Überall beschwört man das Ende des Westens. Wie sicher sind wir in Düsseldorf oder Berlin eigentlich vor dem Rückfall in Massaker und Völkermord? Der Soziologe, Regisseur und Autor Milo Rau hat sich intensiv damit auseinandergesetzt, was den Menschen zur Gewalt verleitet und was ihn davon abhält
Interview mit Milo Rau von Constantin Magnis | Cicero
Herr Rau, Sie haben sich wie wenige andere Künstler mit der Gewaltgeschichte der Menschheit auseinandergesetzt. Machen Sie die Umbrüche unserer Zeit – Stichworte Russland, Terror, Flüchtlinge, Brexit, Trump – vor dem Hintergrund ihrer eigenen Recherchen nicht ziemlich nervös?
Ja, natürlich.

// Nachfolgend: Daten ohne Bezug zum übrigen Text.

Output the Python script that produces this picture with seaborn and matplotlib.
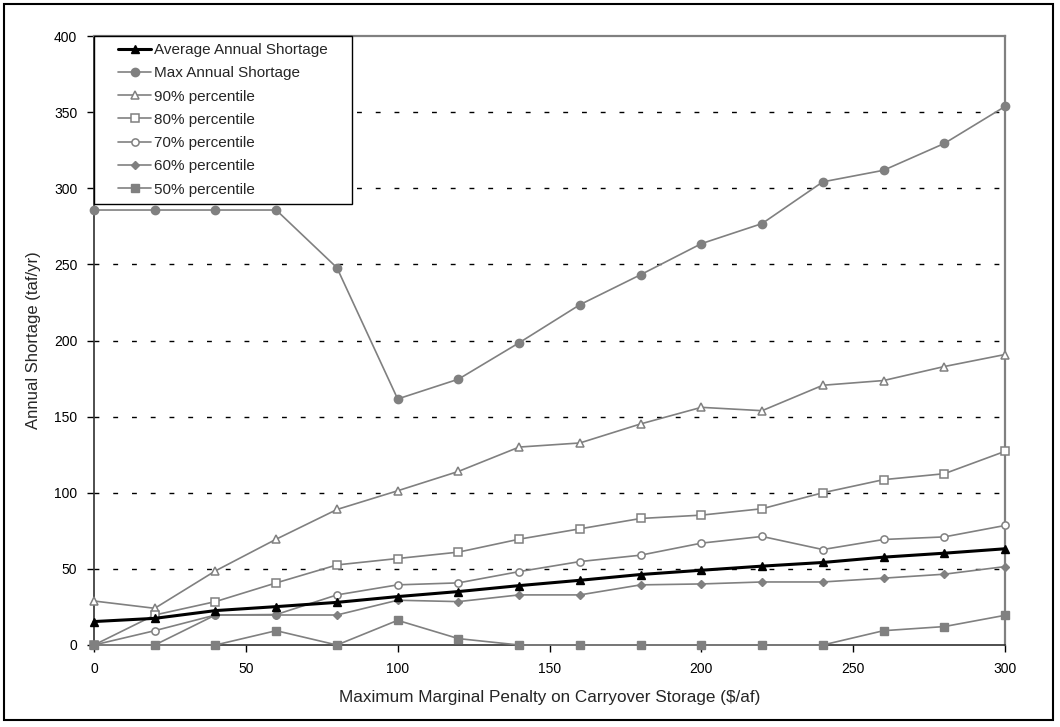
import matplotlib
matplotlib.use("Agg")
import matplotlib.pyplot as plt
import numpy as np
import pandas as pd
import seaborn as sns
from matplotlib.patches import Rectangle
from matplotlib.lines import Line2D
from matplotlib.legend_handler import HandlerLine2D

# ---- data ----
penalty = [0, 20, 40, 60, 80, 100, 120, 140, 160, 180, 200, 220, 240, 260, 280, 300]
avg_short = [15.4, 17.5, 22.6, 25.2, 28.0, 31.8, 35.1, 39.0, 42.5, 46.3, 49.1, 51.8, 54.2, 57.7, 60.3, 63.2]
max_short = [285.7, 285.7, 285.7, 285.7, 247.8, 161.6, 174.6, 198.5, 223.5, 243.2, 263.6, 276.8, 304.2, 311.8, 329.4, 353.7]
p90 = [28.9, 24.1, 48.7, 69.5, 89.0, 101.3, 114.0, 130.0, 132.7, 145.2, 156.1, 153.9, 170.6, 173.7, 182.9, 190.8]
p80 = [0, 19.7, 28.5, 40.8, 52.6, 56.8, 61.0, 69.5, 76.3, 83.1, 85.3, 89.5, 100.0, 108.6, 112.5, 127.2]
p70 = [0, 9.4, 19.7, 20.0, 32.9, 39.5, 40.8, 48.2, 54.8, 59.0, 66.9, 71.3, 62.7, 69.3, 71.0, 78.5]
p60 = [0, 0, 19.7, 19.7, 19.7, 29.4, 28.5, 32.9, 32.9, 39.5, 40.1, 41.4, 41.4, 43.9, 46.5, 51.5]
p50 = [0, 0, 0, 9.4, 0, 16.2, 4.2, 0, 0, 0, 0, 0, 0, 9.4, 12.1, 19.5]
series_names = ["Average Annual Shortage", "Max Annual Shortage", "90% percentile",
                "80% percentile", "70% percentile", "60% percentile", "50% percentile"]
yticks = [0, 50, 100, 150, 200, 250, 300, 350, 400]
xticks = [0, 50, 100, 150, 200, 250, 300]

sns.set_style("white")
plt.rcParams["font.family"] = ["Liberation Sans", "DejaVu Sans"]
plt.rcParams["lines.scale_dashes"] = False

fig = plt.figure(figsize=(10.6, 7.27), dpi=100)
ax = fig.add_axes([94 / 1060, 1 - 645 / 727, (1005 - 94) / 1060, (645 - 36) / 727])

gray = "#808080"
styles = [
    dict(color="black", lw=2.2, marker="^", ms=5.6, mfc="black", mec="black", mew=1, zorder=10),
    dict(color=gray, lw=1.2, marker="o", ms=6.0, mfc=gray, mec=gray, mew=1, zorder=5),
    dict(color=gray, lw=1.2, marker="^", ms=5.2, mfc="white", mec=gray, mew=1.1, zorder=5),
    dict(color=gray, lw=1.2, marker="s", ms=5.4, mfc="white", mec=gray, mew=1.1, zorder=5),
    dict(color=gray, lw=1.2, marker="o", ms=5.2, mfc="white", mec=gray, mew=1.1, zorder=5),
    dict(color=gray, lw=1.2, marker="D", ms=3.8, mfc=gray, mec=gray, mew=1, zorder=5),
    dict(color=gray, lw=1.2, marker="s", ms=5.8, mfc=gray, mec=gray, mew=1, zorder=5),
]
all_vals = [avg_short, max_short, p90, p80, p70, p60, p50]

for name, vals, st in zip(series_names, all_vals, styles):
    df = pd.DataFrame({"x": penalty, "y": vals})
    st = dict(st)
    color = st.pop("color")
    lw = st.pop("lw")
    ms = st.pop("ms")
    sns.lineplot(data=df, x="x", y="y", ax=ax, color=color, linewidth=lw,
                 markersize=ms, label=name, clip_on=False, **st)

ax.set_xlim(0, 300)
ax.set_ylim(0, 400)
ax.set_xticks(xticks)
ax.set_yticks(yticks)
ax.tick_params(axis="both", direction="out", length=5, width=1, colors="black",
               labelsize=10, pad=7, left=True, bottom=True)

for y in yticks[1:-1]:
    ax.axhline(y, color="black", lw=1, ls=(0, (3.5, 10)), zorder=1)

for s in ["left", "bottom"]:
    ax.spines[s].set_color("#303030")
    ax.spines[s].set_linewidth(1.2)
for s in ["top", "right"]:
    ax.spines[s].set_color(gray)
    ax.spines[s].set_linewidth(1.6)

ax.set_xlabel("Maximum Marginal Penalty on Carryover Storage ($/af)", fontsize=12.3, labelpad=10)
ax.set_ylabel("Annual Shortage (taf/yr)", fontsize=12, labelpad=9)


class ShiftedHandler(HandlerLine2D):
    def __init__(self, shift, **kw):
        super().__init__(**kw)
        self.shift = shift

    def create_artists(self, legend, orig_handle, xdescent, ydescent, width, height,
                       fontsize, trans):
        return super().create_artists(legend, orig_handle, xdescent - self.shift, ydescent,
                                      width - self.shift, height, fontsize, trans)


handles, labels = ax.get_legend_handles_labels()
leg = ax.legend(handles, labels, loc="upper left",
                bbox_to_anchor=(0, 1, (352 - 94) / 911, 0), mode="expand",
                borderaxespad=0, fontsize=11,
                frameon=True, fancybox=False, framealpha=1, edgecolor="black",
                handlelength=3.3, labelspacing=0.61, borderpad=0.45, handletextpad=0.2,
                handler_map={Line2D: ShiftedHandler(12.5)})
leg.get_frame().set_linewidth(1)
leg.set_zorder(20)

fig.patches.append(Rectangle((4 / 1060, 1 - 720 / 727), 1049 / 1060, 716 / 727,
                             transform=fig.transFigure, fill=False, ec="black", lw=1.5))

fig.savefig("out.png", dpi=100, facecolor="white")
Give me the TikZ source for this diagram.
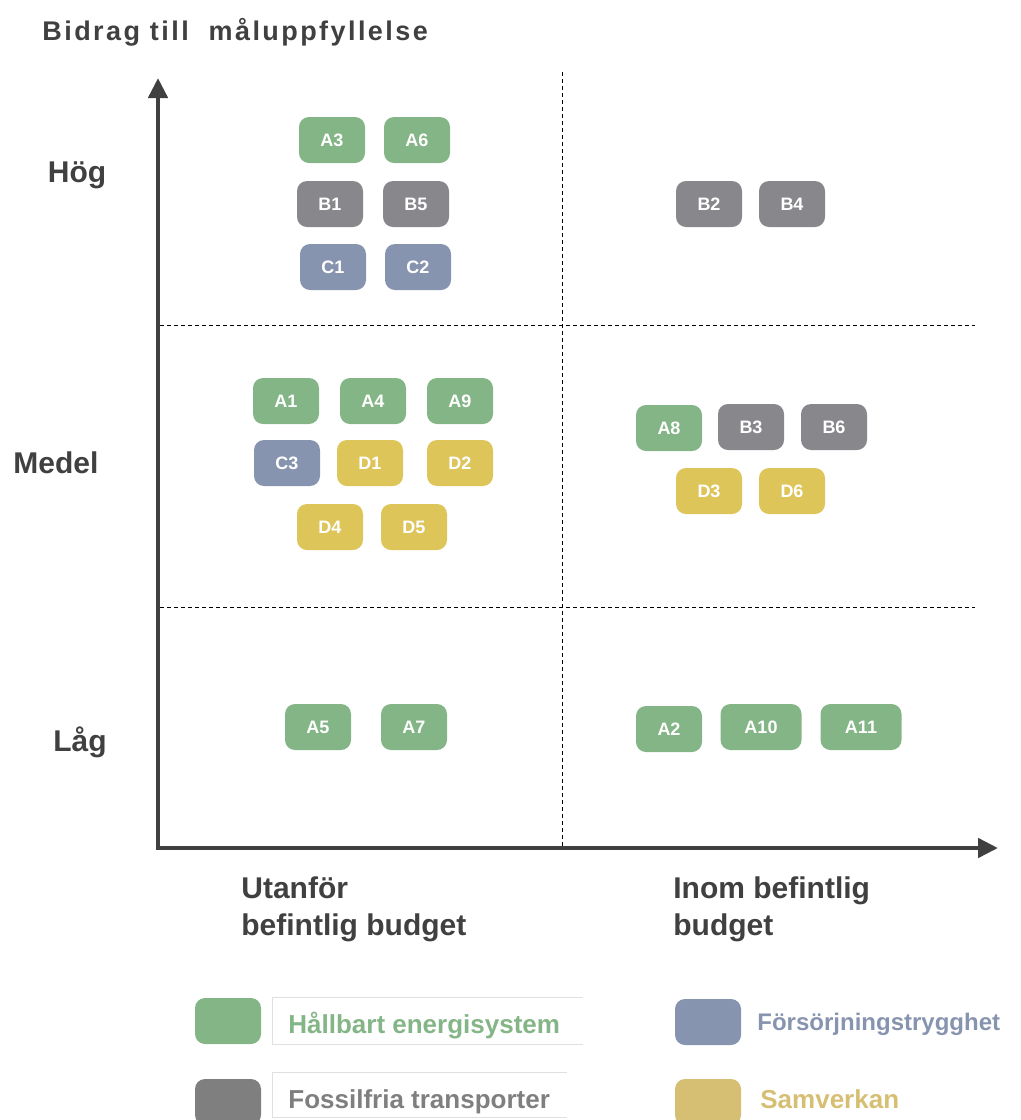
\documentclass[tikz,border=0pt]{standalone}
\usepackage{
	fontspec,
	xcolor
}
\usetikzlibrary{arrows.meta}
\setmainfont{Liberation Sans}
\definecolor{axisgray}{HTML}{404040}
\definecolor{groupA}{HTML}{84B586}
\definecolor{groupB}{HTML}{88878C}
\definecolor{groupC}{HTML}{8794AF}
\definecolor{groupD}{HTML}{DEC55A}
\definecolor{keyB}{HTML}{7F7F7F}
\definecolor{keyD}{HTML}{D6BF73}
\tikzset{
	tag/.style={rounded corners=5pt,minimum width=33pt,minimum height=23pt,inner sep=0pt,
		text=white,font=\bfseries\fontsize{9}{10}\selectfont},
	axislabel/.style={inner sep=0pt,text=axisgray,font=\bfseries\fontsize{15}{18.5}\selectfont},
	keytext/.style={anchor=base west,inner sep=0pt,font=\bfseries\fontsize{13}{15}\selectfont},
	divider/.style={dash pattern=on 2pt off 1.5pt,line width=0.5pt,black}
}

\begin{document}
\begin{tikzpicture}[x=0.5pt,y=-0.5pt]
		\useasboundingbox (0,0) rectangle (1021,1120);
		\node[anchor=base west,inner sep=0pt,text=axisgray,font=\bfseries\fontsize{13.5}{15}\selectfont] (title) at (42,40)
			{\addfontfeature{LetterSpace=9}Bidrag till\ \ måluppfyllelse};
		% quadrant dividers
		\coordinate (vtop) at (562,72);
		\coordinate (vbot) at (562,848);
		\draw[divider] (vtop) -- (vbot);
		\foreach \y/\n in {325/hi,607/lo}{
			\coordinate (\n left) at (160,\y);
			\coordinate (\n right) at (975,\y);
			\draw[divider] (\n left) -- (\n right);
		}
		% axes
		\coordinate (origin) at (158,848);
		\coordinate (ytip) at (158,78);
		\coordinate (xtip) at (998,848);
		\draw[axisgray,line width=2.3pt,{Triangle[length=10pt,width=9.5pt]}-{Triangle[length=10pt,width=9.5pt]}]
			(ytip) -- (origin) -- (xtip);
		\node[axislabel,anchor=base] (hog) at (77,182) {Hög};
		\node[axislabel,anchor=base] (medel) at (56,473) {Medel};
		\node[axislabel,anchor=base] (lag) at (80,751) {Låg};
		\node[axislabel,anchor=base west,align=left] (outside) at (241,935) {Utanför\\befintlig budget};
		\node[axislabel,anchor=base west,align=left] (inside) at (673,935) {Inom befintlig\\budget};
		% measures
		\foreach \name/\x/\y/\col in {A3/332/140/groupA, A6/417/140/groupA, B1/330/204/groupB, B5/416/204/groupB,
			C1/333/267/groupC, C2/418/267/groupC, B2/709/204/groupB, B4/792/204/groupB,
			A1/286/401/groupA, A4/373/401/groupA, A9/460/401/groupA, C3/287/463/groupC,
			D1/370/463/groupD, D2/460/463/groupD, D4/330/527/groupD, D5/414/527/groupD,
			A8/669/428/groupA, B3/751/427/groupB, B6/834/427/groupB, D3/709/491/groupD, D6/792/491/groupD,
			A5/318/727/groupA, A7/414/727/groupA, A2/669/729/groupA}
		\node[tag,fill=\col] (\name) at (\x,\y) {\name};
		\node[tag,fill=groupA,minimum width=40.5pt] (A10) at (761,727) {A10};
		\node[tag,fill=groupA,minimum width=40.5pt] (A11) at (861,727) {A11};
		% legend
		\draw[black!12] (583,997) -| (272,1044) -- (583,1044);
		\draw[black!12] (567,1072) -| (272,1117) -- (567,1117);
		\node[tag,fill=groupA] (keyA) at (228,1021) {};
		\node[tag,fill=keyB] (keyB) at (228,1102) {};
		\node[tag,fill=groupC] (keyC) at (708,1022) {};
		\node[tag,fill=keyD] (keyD) at (708,1102) {};
		\node[keytext,text=groupA] (keyAtext) at (288,1033) {Hållbart energisystem};
		\node[keytext,text=keyB] (keyBtext) at (288,1108) {Fossilfria transporter};
		\node[keytext,text=groupC,font=\bfseries\fontsize{12}{14}\selectfont] (keyCtext) at (757,1030) {Försörjningstrygghet};
		\node[keytext,text=keyD] (keyDtext) at (760,1108) {Samverkan};
	\end{tikzpicture}
\end{document}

Meine Beobachtung als Soziologe und Künstler ist: Barbarei ist der Normalzustand, Zivilisation die Ausnahme. Trotzdem ist dieser Ausnahmezustand etwa in den USA und in Westeuropa institutionell ziemlich gut abgesichert. Das war – und ist teilweise – natürlich anders an Orten, die ich in verschiedenen meiner Projekte sehr genau untersucht habe, etwa in Ruanda, in Teilen des ehemaligen sowjetischen Imperiums oder im Nahen Osten. Die Menschen dort sind durch keine juristischen oder zivilgesellschaftlichen Strukturen vor staatlicher, wirtschaftlicher oder bürgerkriegsartiger Gewalt geschützt. Aber ohne diesen Schutz kann leicht ein totalitäres Gefüge entstehen, es kann sogar zu einem Genozid kommen. Im globalen Kapitalismus ist dieses Nebeneinander von Chaos und Rechtssicherheit ein Stück weit Normalität.